- [Recorded data]:
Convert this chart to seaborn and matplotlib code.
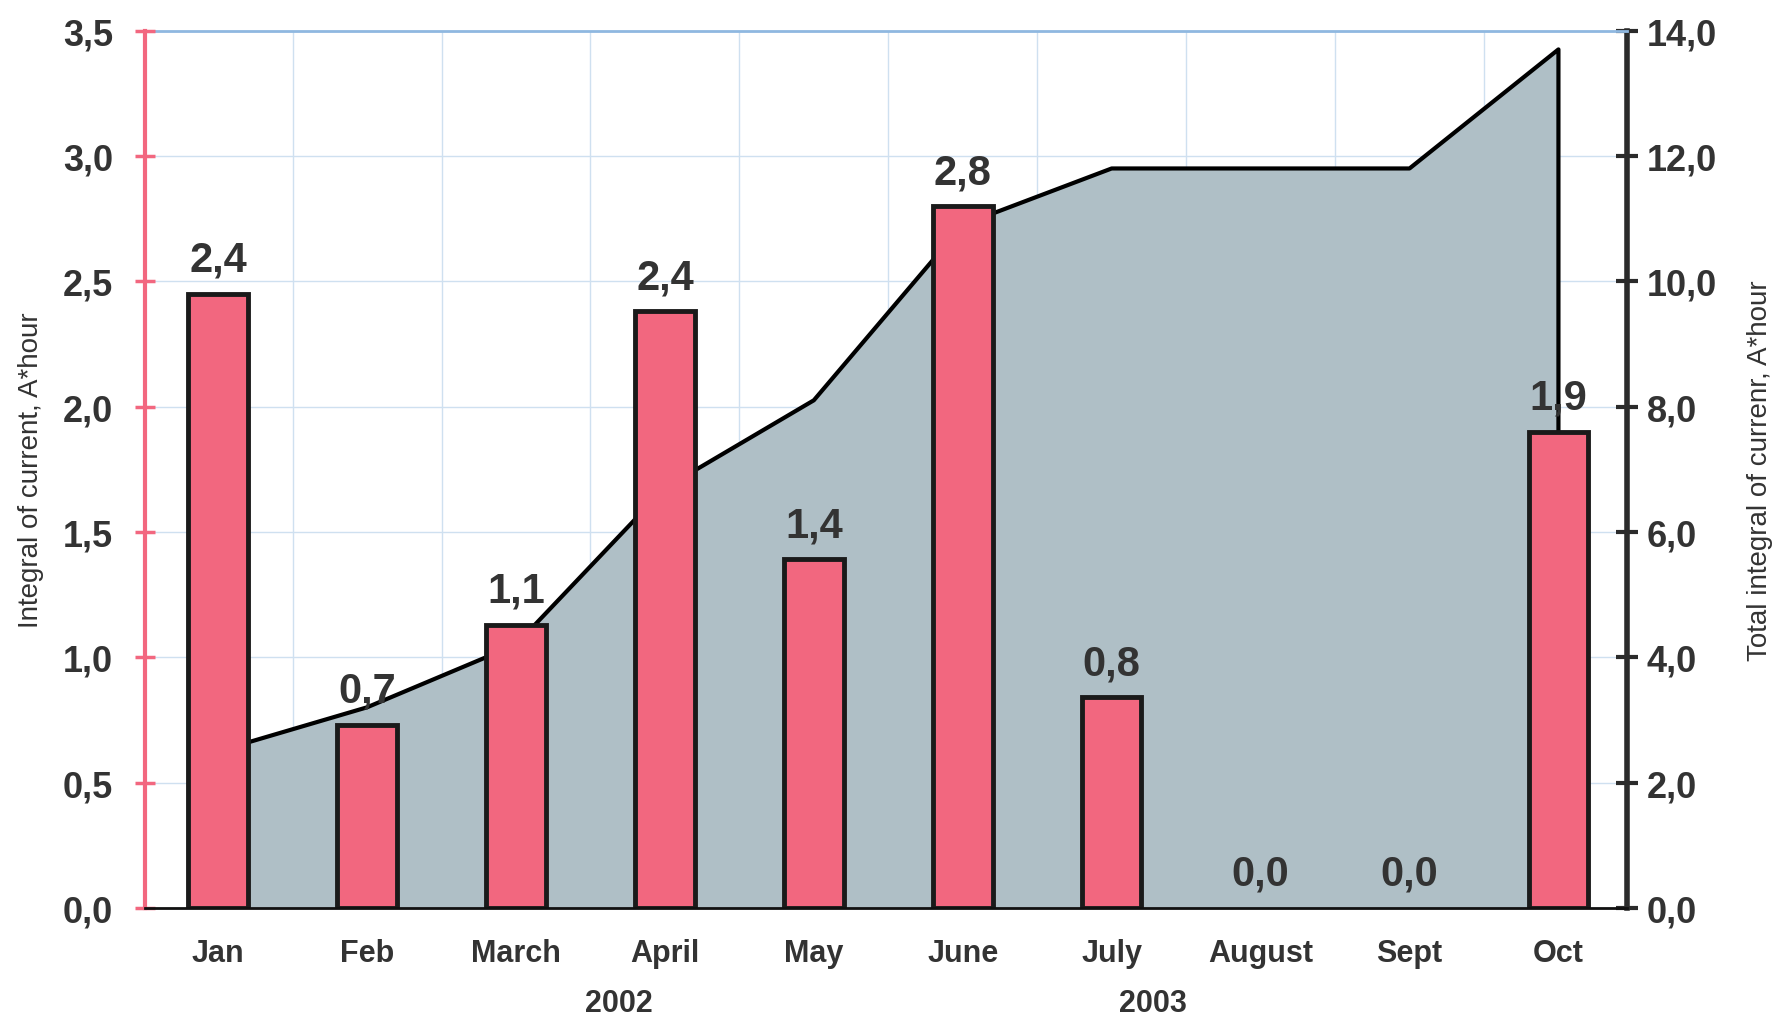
import numpy as np
import pandas as pd
import matplotlib
matplotlib.use("Agg")
import matplotlib.pyplot as plt
import seaborn as sns
from matplotlib.ticker import FuncFormatter, MultipleLocator

# data
months = ["Jan", "Feb", "March", "April", "May", "June", "July", "August", "Sept", "Oct"]
monthly = [2.45, 0.73, 1.13, 2.38, 1.39, 2.8, 0.84, 0.0, 0.0, 1.9]
monthly_labels = ["2,4", "0,7", "1,1", "2,4", "1,4", "2,8", "0,8", "0,0", "0,0", "1,9"]
total = [2.5, 3.2, 4.2, 6.7, 8.1, 10.9, 11.8, 11.8, 11.8, 13.7]
years = ["2002", "2003"]
year_pos = [2.69, 6.28]

df = pd.DataFrame({"month": months, "value": monthly})

sns.set_style("white")
plt.rcParams["font.family"] = ["Liberation Sans", "DejaVu Sans"]

pink = "#f2677f"
area_col = "#afbfc6"
dark = "#2b2b2b"
txt = "#333333"

fig, ax = plt.subplots(figsize=(17.81, 10.20), dpi=100)
fig.subplots_adjust(left=0.0815, right=0.9135, top=0.969, bottom=0.109)
ax2 = ax.twinx()

# cumulative area on the right axis
x = np.arange(len(months))
ax2.set_axisbelow(True)
ax2.fill_between(x, total, 0, color=area_col, zorder=1, linewidth=0)
line_x = list(x) + [x[-1]]
line_y = total + [0]
sns.lineplot(x=line_x, y=line_y, ax=ax2, color="black", linewidth=3,
             sort=False, estimator=None, zorder=2)
ax2.set_ylim(0, 14)
ax2.yaxis.set_major_locator(MultipleLocator(2))
ax2.yaxis.grid(True, color="#cfe0f0", linewidth=1)
ax2.vlines(x[:-1] + 0.5, 0, 14, color="#cfe0f0", linewidth=1, zorder=0.5)

# monthly bars on the left axis, drawn on top
ax.set_zorder(ax2.get_zorder() + 1)
ax.patch.set_visible(False)
sns.barplot(data=df, x="month", y="value", ax=ax, color=pink, width=0.4,
            edgecolor="#1a1a1a", linewidth=3.5, saturation=1)
for p in ax.patches:
    if p.get_height() == 0:
        p.set_visible(False)
for i, (v, lab) in enumerate(zip(monthly, monthly_labels)):
    ax.annotate(lab, (i, v), xytext=(0, 10), textcoords="offset points",
                ha="center", va="bottom", fontsize=30, fontweight="bold", color=txt)

ax.set_xlim(-0.49, 9.46)
ax.set_ylim(0, 3.5)
ax.yaxis.set_major_locator(MultipleLocator(0.5))

fmt = FuncFormatter(lambda v, p: f"{v:.1f}".replace(".", ","))
ax.yaxis.set_major_formatter(fmt)
ax2.yaxis.set_major_formatter(fmt)

# x ticks: labels at centres, small ticks at boundaries
ax.set_xticks(x)
ax.set_xticklabels(months)
ax.set_xticks(x[:-1] + 0.5, minor=True)
ax.tick_params(axis="x", which="major", length=0, pad=22, labelsize=22)
ax.tick_params(axis="x", which="minor", length=9, width=1, color="#777777", direction="out")
for t in ax.get_xticklabels():
    t.set_fontweight("bold")
    t.set_color(txt)
ax.set_xlabel("")

for yr, xp in zip(years, year_pos):
    ax.text(xp, -0.108, yr, transform=ax.get_xaxis_transform(), ha="center", va="center",
            fontsize=22, fontweight="bold", color=txt)

# left axis styling
ax.spines["left"].set_color(pink)
ax.spines["left"].set_linewidth(3)
ax.spines["bottom"].set_color("#111111")
ax.spines["bottom"].set_linewidth(2)
ax.spines["top"].set_visible(False)
ax.spines["right"].set_visible(False)
ax.tick_params(axis="y", direction="inout", length=14, width=2.5, color=pink,
               labelsize=26, pad=16, labelcolor=txt)
for t in ax.get_yticklabels():
    t.set_fontweight("bold")
ax.set_ylabel("Integral of current, A*hour", fontsize=20, color=txt, labelpad=14)

# right axis styling
ax2.spines["right"].set_color(dark)
ax2.spines["right"].set_linewidth(4)
ax2.spines["top"].set_color("#8fb8e0")
ax2.spines["top"].set_linewidth(2)
ax2.spines["left"].set_visible(False)
ax2.spines["bottom"].set_visible(False)
ax2.tick_params(axis="y", direction="inout", length=16, width=3, color=dark,
                labelsize=26, pad=6, labelcolor=txt)
for t in ax2.get_yticklabels():
    t.set_fontweight("bold")
ax2.set_ylabel("Total integral of currenr, A*hour", fontsize=20, color=txt, labelpad=22)

fig.savefig("out.png", dpi=100, facecolor="white")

- [Exercise prompt]: Which lines of the material contain the string "matplotlib"? List each of them.

- [Written answer]:
Convert this chart to seaborn and matplotlib code.
import matplotlib
matplotlib.use("Agg")
import matplotlib.pyplot as plt
from matplotlib.ticker import FuncFormatter, MultipleLocator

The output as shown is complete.